Is it worth visiting the Cathedral in Valencia?

This is for sure not one of Spain´s most beautiful Cathedrals but it has a few highlights which make it unique and which would not want to miss. Nothings less that the holy grial is meant to be at Valencia Cathedral! Not bad if you would like to feel like Indiana Jones for a moment. 

The 2 towers (the Miguelete and the Cimborrio) are also unique. The Cimborrio can only be really admired inside and we are sure you will not regret your visit. It is simply amazing!

You will also have a chance to get to the top of the Miguelete tower to enjoy one of the best views of Valencia!


Plan your visit to the cathedral

It is easy to arrive to the Cathedral using public transport (you can get close to the Cathedral from nearly all metro lanes) .

You can visit the Cathedral, or the cathedral plus museum, or also add the Miguelete tower (207 steps to get to the 50 meters of height at the top to enjoy views from the terrace in the Miguelete tower and 65 meters to the Espadaña at the very top).  Despite 207 steps does not seem like a big deal, please bear in mind they are very large steps and that much more tiring than standards stairs. We recommend to stop every 5 minutes to enjoy the views and, while you do it, question yourself about the excellent shape of the bell-ringers during that used to climb them 6 times each day!


Portals – Outside the cathedral

The Cathedral has 3 portals and out of them, the late Romanesque Puerta de Palau in the East transept is the oldest (13 Century). With its beautiful archivolts and  delicate ornaments, it belongs to the first phase of building and clearly shows Catalan influence.

The Puerta de los Apóstoles in the Western transept is part of the Gothic phase of construction, which ended in the 15C. The portal is decorated with numerous statues, including six Apostles under tabernacles and, in the tympanum, the Virgin with musicians and angels. Above the portal there is a rose-window with magnifcent tracery. In accordance with an old custom, which is said to go back to the time of the Moors, the Tribunal de las Aguas (“Tribunal of the Waters’) meets each Thursday at noon sharp in front of this portal. The Tribunal meets when noon time is announced from the Miguelete (the famous bell tower of the cathedral). The tribunal settles disputes arising from the distribution of water in the Huerta. No appeal is possible against the decision reached by the judges, who are themselves peasants.

The main entrance, an 18C baroque portal, is on the South side of the cathedral. It is also called the Puerta de Hierros, because of the grille which closes the portal forecourt. It is actually a three-storeyed façade and portal. Narrow and concave in form, it is the work of the German artist Konrad Rudolf, a pupil of Bernini, and was completed by Ignacio Vergara, who was also responsible for the statues. The top storey of the magnificent façade bears an Assumption of the Virgin.

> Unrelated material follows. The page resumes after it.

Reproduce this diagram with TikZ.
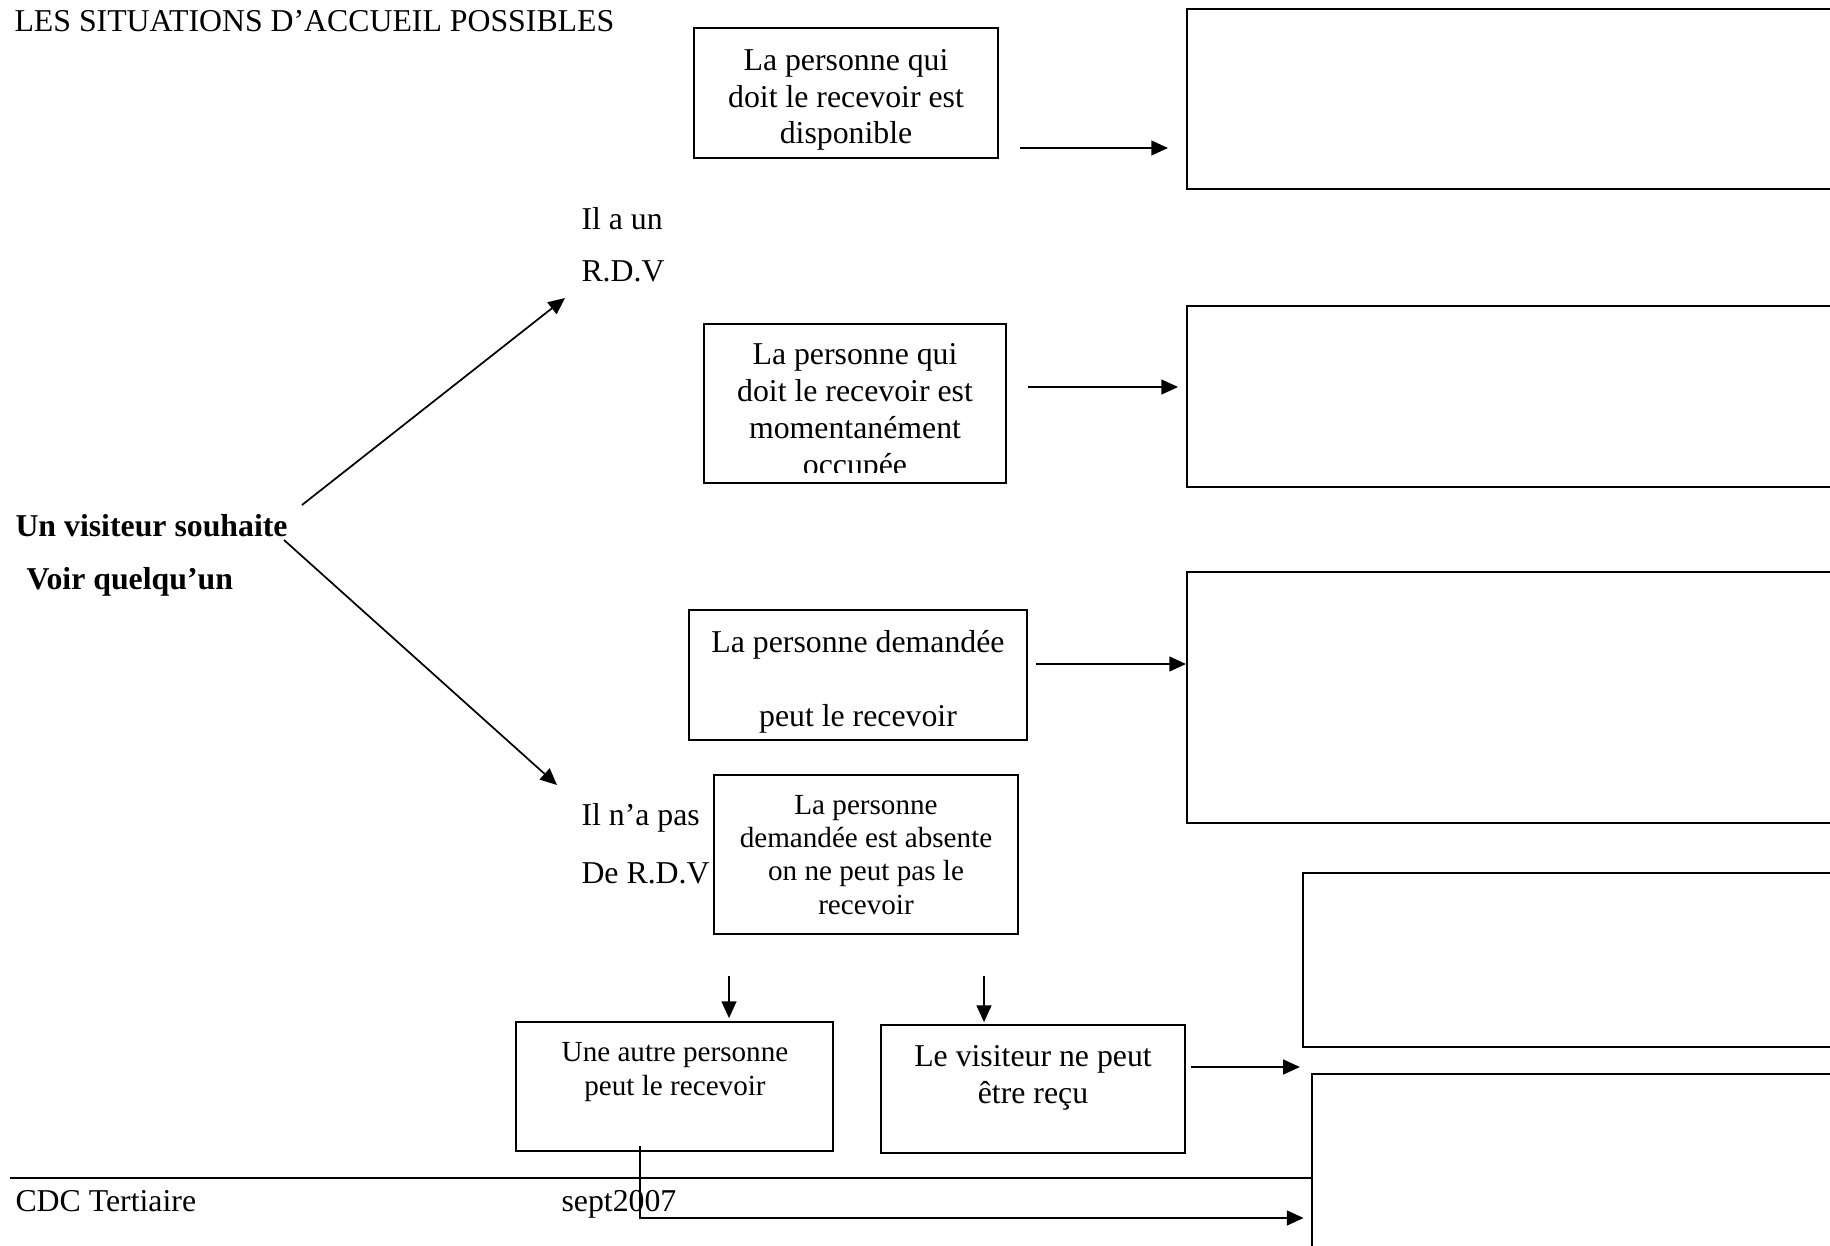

The cathedral’s free-standing octagonal bell tower, known as Miguelete or Micalet, stands beside and to the left of the baroque portal. This sturdy tower, 223 ft. high (built 1380 – 1420), is the landmark of Valencia. Above the three undecorated storeys of red brick is a fourth storey with 8 windows, crowned with Gothic style. 

The bell, hung in the bellcote (a later addition), formerly regulated the irrigation of the Huerta. From here there is a fine view of Valencia, the Huerta and the sea.


Why is Valencia cathedral famous?

There are 4 main reasons why the Cathedral is famous. 

  1. The holy grail (mentioned already before)
  2. The Miguelete. This tower is the symbol of Valencia and it offers breath-taking views of the city
  3. The Tribunal de Aguas. Valencia is famous for having the best orchards in Spain. With orchards water problems may arise. The water tribunal gathers every week next to the cathedral for centuries!
  4. The Cimborrio. This octagonal tower in flamboyant style if unique in Spain.


Inside the cathedral of Valencia

The Cimborrio, the octagonal tower above the crossing, is in Flamboyant style. The eight tracery windows are incomparably beautiful. The cathedral displays Renaissance elements in addition to the Gothic and the baroque. The two-storeyed round gallery surrounding the choir apse is in Renaissance style.

The interior of the cathedral was altered in baroque style and is somewhat excessive. The length of the nave is 322 ft. and that of the transept is 177 ft. The crossing contains the monumental high altar with its pillars and baldacchino. The twelve panel paintings on the enormous altar wings date from the early 16C and show scenes from the life of the Virgin Mary. They are the work of Hernando Yáñez de la Almedina and Hernando Llanos, who were both influenced by Leonardo da Vinci.

The cimborrio has retained its Gothic structure, and is much more impressive when seen from inside the church. The Capilla del Santo Cáliz (Chapel of the Holy Chalice) is also Gothic.

Tradition has it that Christ’s chalice at the Last Supper is preserved here. After being brought to Rome by St.Peter, it is said to have come to Huesca two and a half centuries later during the persecution of the Christians under Emperor Valerius.

During the period of Moorish rule, the chalice was in the monastery of San Juan de la Peña and finally, after some further travels, came into the possession of the cathedral of Valencia. The chalice, a bowl set with precious stones and pearls, is borne through the streets of Valencia in a solemn procession on Maundy Thursday. The chapel where the Holy Chalice is preserved dates from the 14C and has a splendid stellar vault and twelve alabastér reliefs showing scenes from the Old and New Testaments by the Florentine master Giuliano (early 15C).

This church is by no means uniform in style. However, the cathedral itself and its various associated buildings contain a number of important works of art, including some by famous painters e.g. Ribera (Adoration of the Shepherds), Ribalta,

Macip (Baptism of Christ), Nicolás Florentino (Adoration of the Magi, 1469) and there are 2 paintings from Goya  with episodes from the life of St. Francis Borgia.